站在庙门,东可望西洞村,南可望太白村,西可望西川村,北可望八盘村。沿西山而下就可抵达圣贤张仲墓。西周卿士张仲崇尚“一等人忠臣孝子,两件事读书耕田”,九龙山下的农夫世代孝贤,他们在荷锄耕地时,总能从香火袅袅中隐隐听到“阿弥陀佛”,声声佛号不知慰藉多少苦慌的心田。
唐砖宋瓦还是旧时模样,山里风景旧曾谙,日出群山青又蓝。庙里庙外皆是修行者,寺院门口有两块石磨,它们是夫妻,也是磨面的最佳拍档,也许相互厌倦,可命运的安排必须唇齿相依。于是,它们皈依佛门,在磨合中修行一生。
人总是对未知的生活充满向往,对眼前的生活挑三拣四,却不知,眼前才是最好的生活。
既到九龙鼎,何须慕神仙,人间烟火在,归尘慰客安。
天色又晚,急欲下山,但山上的工活儿迟迟不能完成,无奈只能慢等。心烦乱翻书时,似乎听到大雄宝殿里传来菩萨轻笑:这女子,性急如此,真是尘缘未了。

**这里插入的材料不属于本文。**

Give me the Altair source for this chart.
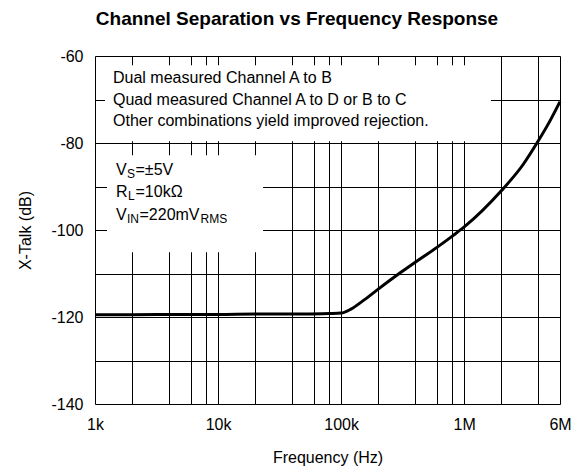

上过一次山,求过一次佛,就能够静如春山,坦若素水?我是俗人,可能得九拜九龙鼎,才能让自己被灵山素水荡尽尘埃。
只有亲近九龙鼎,才能吸纳灵山仙气,让自己像个真正的隐者,活得疏阔且端庄清朗。
我双手合十,辞佛而去,佛拈花不语。站在群山之巅,我轻拂白衣,真想乘风归去,以梦为马,在辽阔大地驰骋天涯。
站在山下,回首仰望九龙山。青烟白云中,似乎瞥见一位穿紫衣的长发女子,乘赤豹抱文狸,辛夷车上结桂旗,她含睇又宜笑,不怨公子怅忘归,只采三秀于山间。